112. Xerxes having passed over the land which has been spoken of, next after this passed the strongholds of the Pierians, of which the name of the one is Phagres and of the other Pergamos. By this way, I say, he made his march, going close by the walls of these, and keeping Mount Pangaion on the right hand, which is both great and lofty and in which are mines both of gold and of silver possessed by the Pierians and Odomantians, and especially by the Satrians.

113. Thus passing by the Paionians, Doberians and Paioplians, who dwell beyond Pangaion towards the North Wind, he went on Westwards, until at last he came to the river Strymon and the city of Eïon, of which, so long as he lived, Boges was commander, the same about whom I was speaking a short time back. This country about Mount Pangaion is called Phyllis, and it extends Westwards to the river Angites, which flows into the Strymon, and Southwards it stretches to the Strymon itself; and at this river the Magians sacrificed for good omens, slaying white horses.

114. Having done this and many other things in addition to this, as charms for the river, at the Nine Ways 106 in the land of the Edonians, they proceeded by the bridges, for they had found the Strymon already yoked with bridges; and being informed that this place was called the Nine Ways, they buried alive in it that number of boys and maidens, children of the natives of the place. Now burying alive is a Persian custom; for I am informed that Amestris also, the wife of Xerxes, when she had grown old, made return for her own life to the god who is said to be beneath the earth by burying twice seven children of Persians who were men of renown.
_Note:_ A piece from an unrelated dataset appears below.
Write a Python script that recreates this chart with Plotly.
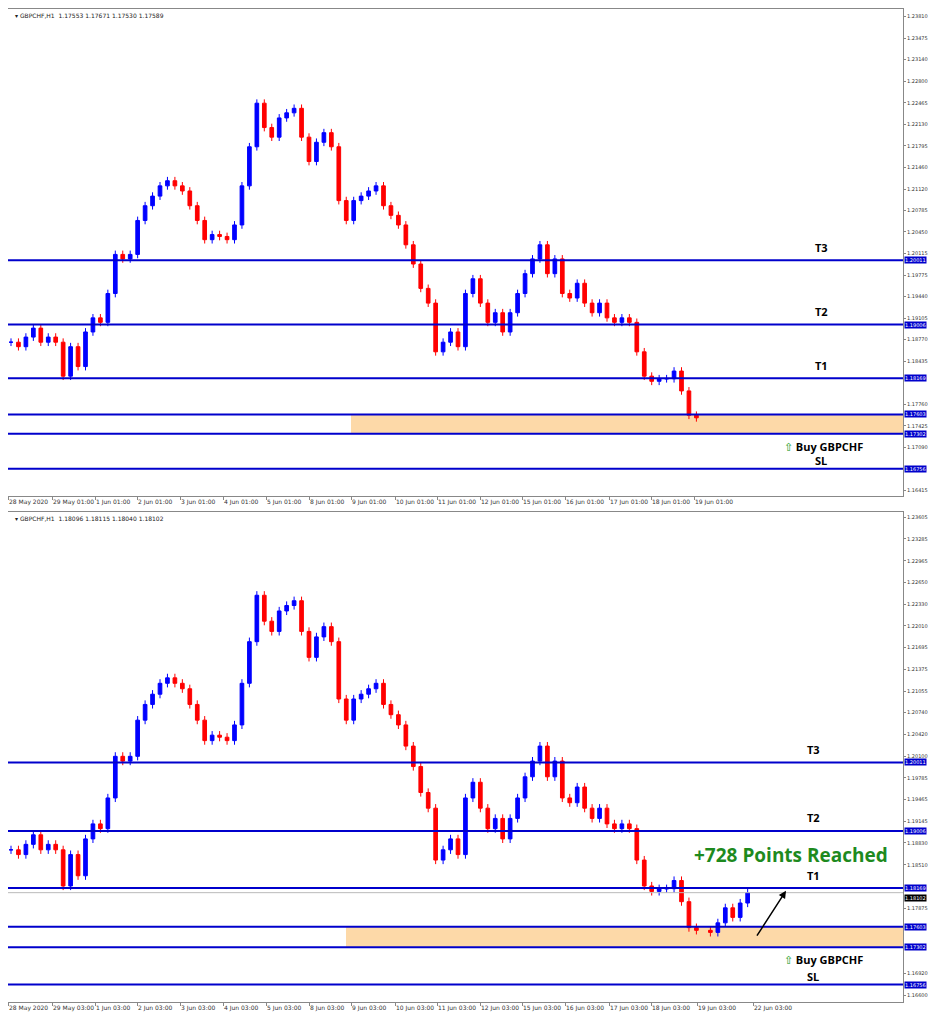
import plotly.graph_objects as go

# ---------------- DATA ----------------
closes = [1.1873, 1.1866, 1.1881, 1.1895, 1.1873, 1.1881, 1.1873, 1.1820, 1.1866, 1.1835,
          1.1889, 1.1911, 1.1904, 1.1949, 1.2010, 1.2003, 1.2010, 1.2063, 1.2086, 1.2101,
          1.2117, 1.2125, 1.2117, 1.2109, 1.2086, 1.2063, 1.2033, 1.2041, 1.2038, 1.2033,
          1.2056, 1.2117, 1.2178, 1.2246, 1.2208, 1.2193, 1.2223, 1.2231, 1.2238, 1.2193,
          1.2155, 1.2185, 1.2200, 1.2178, 1.2094, 1.2063, 1.2094, 1.2101, 1.2109, 1.2117,
          1.2086, 1.2071, 1.2056, 1.2025, 1.1995, 1.1957, 1.1934, 1.1858, 1.1873, 1.1889,
          1.1866, 1.1949, 1.1972, 1.1934, 1.1904, 1.1919, 1.1889, 1.1919, 1.1949, 1.1980,
          1.2003, 1.2025, 1.1980, 1.2003, 1.1949, 1.1942, 1.1965, 1.1934, 1.1919, 1.1934,
          1.1911, 1.1904, 1.1911, 1.1904, 1.1858, 1.1820, 1.1812, 1.1816, 1.1816, 1.1828,
          1.1797, 1.1759, 1.1755]
extra_closes = [1.1752, 1.1766, 1.1788, 1.1774, 1.1795, 1.1810]

levels = [1.20011, 1.19006, 1.18169, 1.17603, 1.17302, 1.16756]
level_names = ["T3", "T2", "T1", "", "", "SL"]

top_ticks = [1.23810, 1.23475, 1.23140, 1.22800, 1.22465, 1.22130, 1.21795, 1.21460,
             1.21120, 1.20785, 1.20450, 1.20115, 1.19775, 1.19440, 1.19105, 1.18770,
             1.18435, 1.17760, 1.17425, 1.17090, 1.16415]
bot_ticks = [1.23605, 1.23285, 1.22965, 1.22650, 1.22330, 1.22010, 1.21695, 1.21375,
             1.21055, 1.20740, 1.20420, 1.20100, 1.19785, 1.19465, 1.19145, 1.18830,
             1.18510, 1.17875, 1.16920, 1.16600]
top_dates = ["28 May 2020", "29 May 01:00", "1 Jun 01:00", "2 Jun 01:00", "3 Jun 01:00",
             "4 Jun 01:00", "5 Jun 01:00", "8 Jun 01:00", "9 Jun 01:00", "10 Jun 01:00",
             "11 Jun 01:00", "12 Jun 01:00", "15 Jun 01:00", "16 Jun 01:00", "17 Jun 01:00",
             "18 Jun 01:00", "19 Jun 01:00"]
bot_dates = ["28 May 2020", "29 May 03:00", "1 Jun 03:00", "2 Jun 03:00", "3 Jun 03:00",
             "4 Jun 03:00", "5 Jun 03:00", "8 Jun 03:00", "9 Jun 03:00", "10 Jun 03:00",
             "11 Jun 03:00", "12 Jun 03:00", "15 Jun 03:00", "16 Jun 03:00", "17 Jun 03:00",
             "18 Jun 03:00", "19 Jun 03:00", "22 Jun 03:00"]

# ---------------- BUILD ----------------
W, H = 923, 1008    # page body has an 8px margin
PX = 895.0          # plot width in px
DOM = PX / W
STEP = 7.45         # px per candle
WICK = 0.0006


def ohlc(cl, start_open):
    o, h, l = [], [], []
    prev = start_open
    for c in cl:
        o.append(prev)
        h.append(max(prev, c) + WICK)
        l.append(min(prev, c) - WICK)
        prev = c
    return o, h, l


x1 = [3 + i * STEP for i in range(len(closes))]
o1, h1, l1 = ohlc(closes, closes[0])
all_closes = closes + extra_closes
x2 = x1 + [x1[-1] + 14 + i * STEP for i in range(len(extra_closes))]
o2, h2, l2 = ohlc(all_closes, closes[0])

fig = go.Figure()
candle_style = dict(increasing=dict(line=dict(color="#0000ff", width=1), fillcolor="#0000ff"),
                    decreasing=dict(line=dict(color="#ff0000", width=1), fillcolor="#ff0000"),
                    whiskerwidth=0, showlegend=False, hoverinfo="skip")
fig.add_trace(go.Candlestick(x=x1, open=o1, high=h1, low=l1, close=closes,
                             xaxis="x", yaxis="y", **candle_style))
fig.add_trace(go.Candlestick(x=x2, open=o2, high=h2, low=l2, close=all_closes,
                             xaxis="x2", yaxis="y2", **candle_style))

top_tickpx = [0, 44, 87, 129, 172, 215, 258, 301, 343, 387, 429, 472, 514, 557, 601, 643, 686]
bot_tickpx = top_tickpx[:-1] + [689, 745]

axis_common = dict(range=[0, PX], showgrid=False, zeroline=False, showline=True,
                   linecolor="#888", mirror=True, ticks="outside", ticklen=3, tickcolor="#888",
                   ticklabelposition="outside right", tickangle=0, automargin=False,
                   tickfont=dict(size=6, family="DejaVu Sans", color="#333"),
                   rangeslider=dict(visible=False))
y_common = dict(side="right", showgrid=False, zeroline=False, showline=True, linecolor="#888",
                mirror=True, ticks="outside", ticklen=2, tickcolor="#888", automargin=False,
                tickfont=dict(size=5, family="DejaVu Sans", color="#333"), tickformat=".5f")

fig.update_layout(
    width=W, height=H, margin=dict(l=0, r=0, t=0, b=0),
    paper_bgcolor="white", plot_bgcolor="white",
    xaxis=dict(domain=[0, DOM], anchor="y", tickvals=top_tickpx, ticktext=top_dates, **axis_common),
    yaxis=dict(domain=[1 - 488 / H, 1 - 1 / H], range=[1.1633, 1.2393], tickvals=top_ticks, **y_common),
    xaxis2=dict(domain=[0, DOM], anchor="y2", tickvals=bot_tickpx, ticktext=bot_dates, **axis_common),
    yaxis2=dict(domain=[1 - 994 / H, 1 - 504 / H], range=[1.1650, 1.2368], tickvals=bot_ticks, **y_common),
)

shapes, anns = [], []
for xr, yr, rect_x0, buy_y in [("x", "y", 343, 1.1711), ("x2", "y2", 338, 1.1713)]:
    shapes.append(dict(type="rect", xref=xr, yref=yr, x0=rect_x0, x1=PX, y0=levels[4], y1=levels[3],
                       fillcolor="#fdd9a8", line=dict(width=0), layer="below"))
    for lv, name in zip(levels, level_names):
        shapes.append(dict(type="line", xref=xr, yref=yr, x0=0, x1=PX, y0=lv, y1=lv,
                           line=dict(color="#0000cc", width=2)))
        anns.append(dict(xref="paper", yref=yr, x=DOM + 0.001, y=lv, xanchor="left",
                         text=f"{lv:.5f}", showarrow=False, bgcolor="#0000cc",
                         font=dict(size=5, color="white", family="DejaVu Sans"), borderpad=0))
        if name:
            tx = 813 if xr == "x" else 805
            anns.append(dict(xref=xr, yref=yr, x=tx, y=lv, yshift=8 if name == "SL" else 13,
                             text=f"<b>{name}</b>", showarrow=False,
                             font=dict(size=11, color="black", family="Open Sans")))
    anns.append(dict(xref=xr, yref=yr, x=815, y=buy_y,
                     text="<span style='color:#1a9a1a'>⇧</span> <b>Buy GBPCHF</b>", showarrow=False,
                     font=dict(size=11, color="black", family="Open Sans")))

shapes.append(dict(type="line", xref="x2", yref="y2", x0=0, x1=PX, y0=1.18102, y1=1.18102,
                   line=dict(color="#bbbbbb", width=1)))
anns.append(dict(xref="paper", yref="y2", x=DOM + 0.001, y=1.18102, yshift=-5, xanchor="left",
                 text="1.18102", showarrow=False, bgcolor="black",
                 font=dict(size=5, color="white", family="DejaVu Sans"), borderpad=0))
anns.append(dict(xref="x2", yref="y2", x=783, y=1.1865, text="<b>+728 Points Reached</b>",
                 showarrow=False, font=dict(size=19, color="#1e8a1e", family="Open Sans")))
anns.append(dict(xref="x2", yref="y2", x=778, y=1.1813, ax=748, ay=1.1745, axref="x2", ayref="y2",
                 showarrow=True, arrowhead=2, arrowwidth=1.5, arrowcolor="black", text=""))
for yr, txt in [("y", "GBPCHF,H1  1.17553 1.17671 1.17530 1.17589"),
                ("y2", "GBPCHF,H1  1.18096 1.18115 1.18040 1.18102")]:
    anns.append(dict(xref="paper", yref=yr + " domain", x=0.005, y=0.998, xanchor="left", yanchor="top",
                     text="▾ " + txt, showarrow=False,
                     font=dict(size=6, color="#222", family="DejaVu Sans")))

fig.update_layout(shapes=shapes, annotations=anns)
fig.write_html("out.html")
115. As the army proceeded on its march from the Strymon, it found after this a sea-beach stretching towards the setting of the sun, and passed by the Hellenic city, Argilos, which was there placed. This region and that which lies above it is called Bisaltia. Thence, keeping on the left hand the gulf which lies of Posideion, he went through the plain which is called the plain of Syleus, passing by Stageiros a Hellenic city, and so came to Acanthos, taking with him as he went each one of these tribes and also of those who dwell about Mount Pangaion, just as he did those whom I enumerated before, having the men who dwelt along the sea coast to serve in the ships and those who dwelt inland to accompany him on foot. This road by which Xerxes the king marched his army, the Thracians do not disturb nor sow crops over, but pay very great reverence to it down to my own time.